When it snows, this cold-hot/white-tan polarity becomes more acute in the transition from outside to inside, increasing the experience of intimacy and comfort. We are in the heart of the Alps, in the canton of Grisons, whose uniqueness even reaches its own language: Romansh or Romanesque, the fourth official language of the Swiss Confederation.
The architect Arnd Küchel, with double offices in St. Moritz and Zurich, has returned to his childhood home in Zuoz, a small town 18 km from St. Moritz, to update it. It is a patrician house where he has preserved the tradition of traditional bourgeois villas. The building is part of the protected heritage and was built in 1915 by the architect Nicolaus Hartmann, well known in his time. With almost 500 m2, the house underwent an extension in 1940.

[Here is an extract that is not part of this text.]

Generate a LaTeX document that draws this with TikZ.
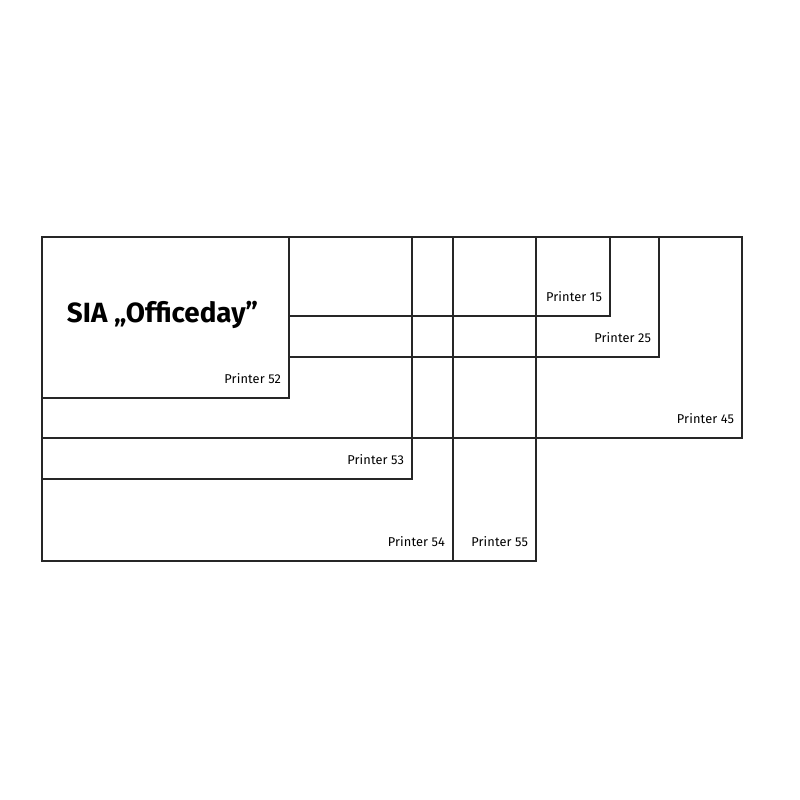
\documentclass[tikz,border=0pt]{standalone}
\usepackage{fontspec}
\setmainfont{Fira Sans}
\usepackage{tikz}

\begin{document}
\begin{tikzpicture}[x=1pt,y=-1pt,line width=1.3pt,
      box/.style={draw=black!85},
      lbl/.style={anchor=base east,font=\fontsize{12.8}{14}\selectfont\addfontfeature{LetterSpace=1}},
      title/.style={anchor=base west,font=\fontsize{27.8}{31}\selectfont\bfseries}]
      \useasboundingbox (0,0) rectangle (800,800);
      % printer boxes: name/left/right/bottom
      \foreach \n/\l/\r/\b in {52/42/289/398, 15/289/610/316, 25/289/659/357,
                               45/42/742/438, 53/42/412/479, 54/42/453/561,
                               55/453/536/561}{
        \draw[box] (\l,237) rectangle (\r,\b);
        \coordinate (c\n) at (\r,\b);
        \node[lbl] (p\n) at ([shift={(-4,-15)}]c\n) {Printer \n};
      }
      \node[title] (sia) at (63,322) {SIA „Officeday”};
\end{tikzpicture}
\end{document}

“The house – explains Arnd Küchel to Magazine – is historically important for the Engadin Valley because of the architect who designed it, but also because of its high degree of original conservation.” The biggest challenge of the reform, he points out, was first of all respecting the regulations and maintaining protection. And also finding a way for the new interior to fit well with Hartmann’s architecture.

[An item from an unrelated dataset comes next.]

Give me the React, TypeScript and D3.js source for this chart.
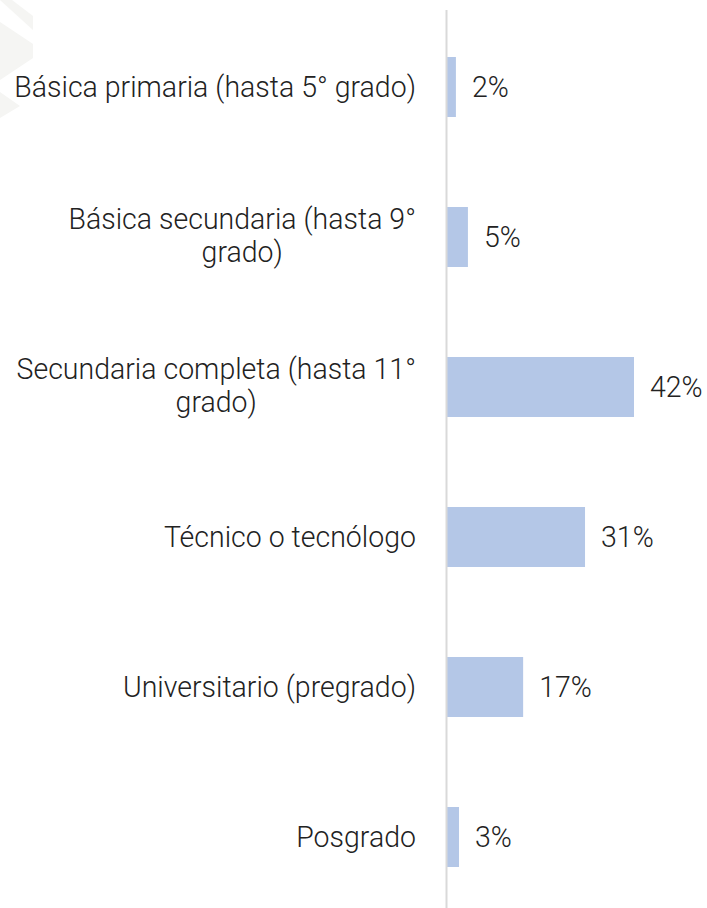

The room that holds the greatest vividness in the emotional memory of his childhood is the dining room, where the family met and had long conversations and dinners. “My family traveled often, so it was rare to get together. That’s why the best memories come from this integrity of being together,” says Küchel.

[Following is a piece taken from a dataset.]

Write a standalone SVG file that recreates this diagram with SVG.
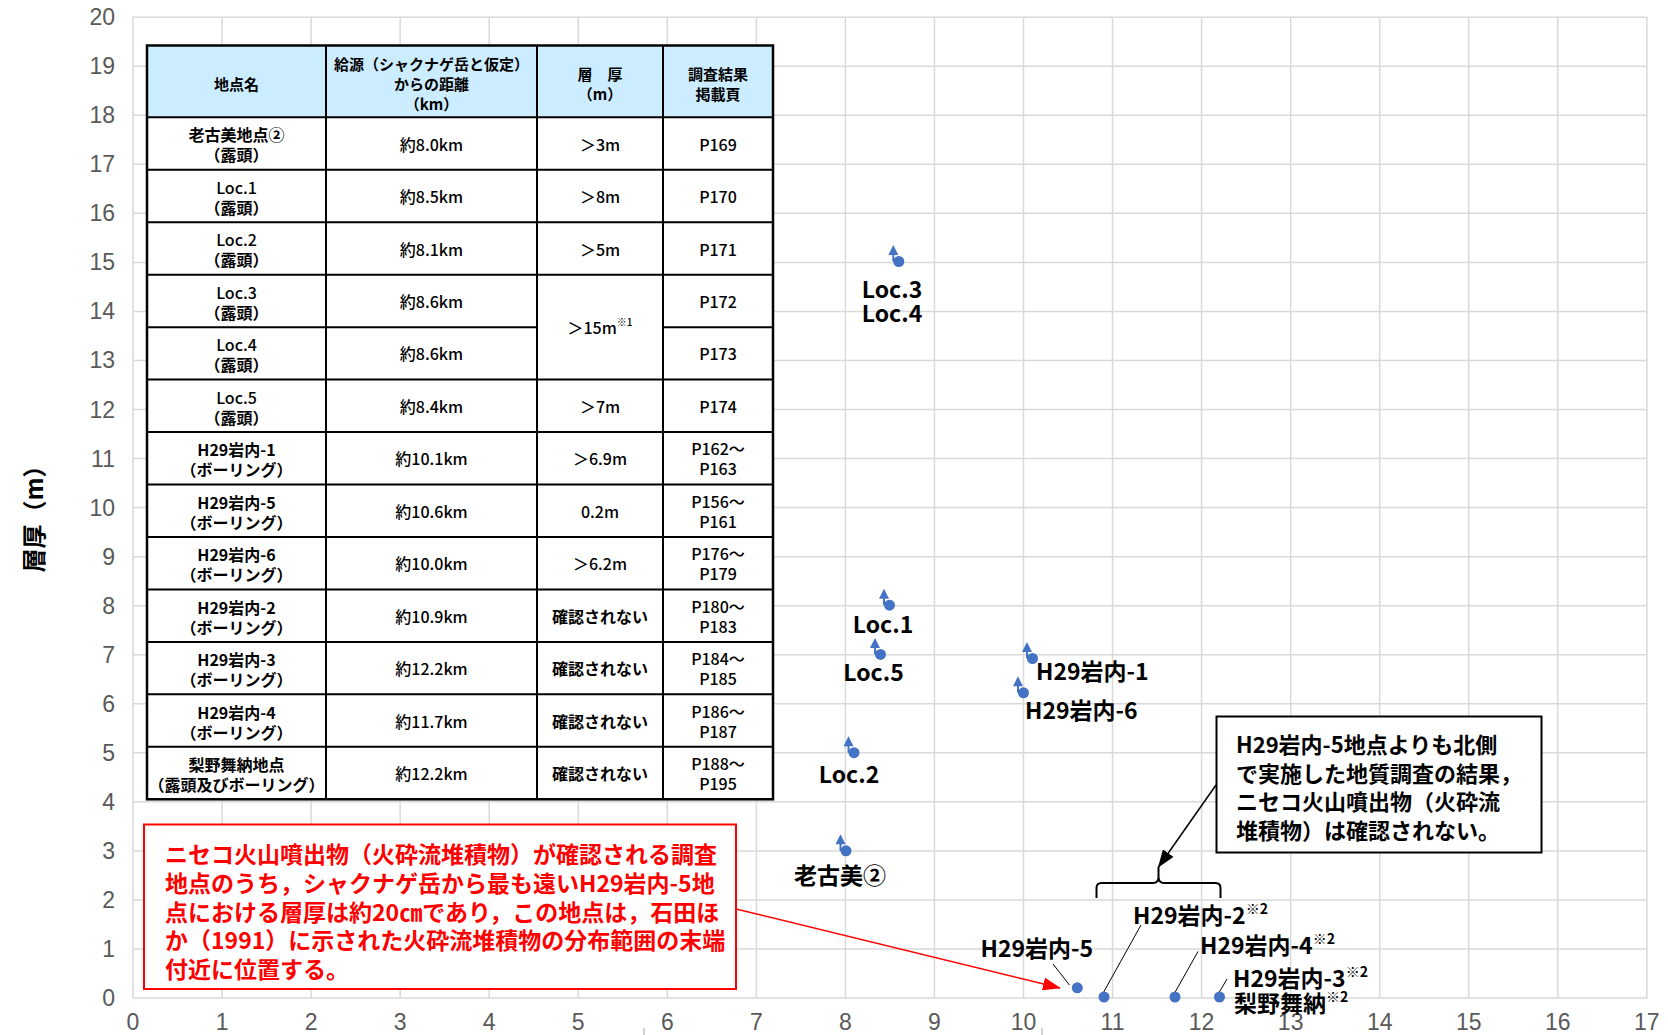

The pine wood, original from the time, was then and continues to be the envelope that covers almost everything inside the house. To its restful rusticity, Küchel wanted to breathe a new contemporary vital pulse, to add color, more light and lightness, to reduce its weight.
The renovation has included restoring in detail the wooden elements: carpentry, walls, coffered ceilings, moldings and carvings. The pine was sanded with great care. The architect emphasizes that the new lighting concept gives it a completely renewed appearance. The wooden moldings at the top of the walls are underlined with hidden LED strips, generating indirect ambient light and extra luminosity as a current resource.
The new furnishing highlights the beauty of the historical atmosphere. The deep-touch textiles stand out, with velvet seats in intense green and blue tones, or striking snow-white upholstery. Passionate about design, Küchel has introduced furniture by contemporary authors such as Antonio Citterio, but also unique creations from the early 20th century by Charlotte Perriand. Or luminaires by Serge Mouille, with his iconic Spider wall sconces, with long metal arms from the 1960s.
They coexist with charming period corners, such as the gallery with leaded stained glass windows and a bench protected by pronounced wooden volutes. “It was a religious corner, to sit alone and immerse yourself in your thoughts and prayers,” the architect clarifies. Although it was also used as a viewpoint towards the center of the town. The house holds other small surprises: the tea house is a construction just on the other side of the large terrace, with an original roof from 1915 and a decorative painting executed directly on the wall by a Japanese artist.
In the renewed vitality of the house, the introduction of color is a significant asset and includes pieces such as the collection of Italian ceramics from the second half of the 20th century, paintings or the sheep sculpture acquired in a Parisian gallery, configuring a very personal interior.
His childhood home today also houses some designs created by Küchel himself. With the tables and stools from the Sella collection he takes up the traditional system of direct assembly of legs and produces them by hand in St. Moritz.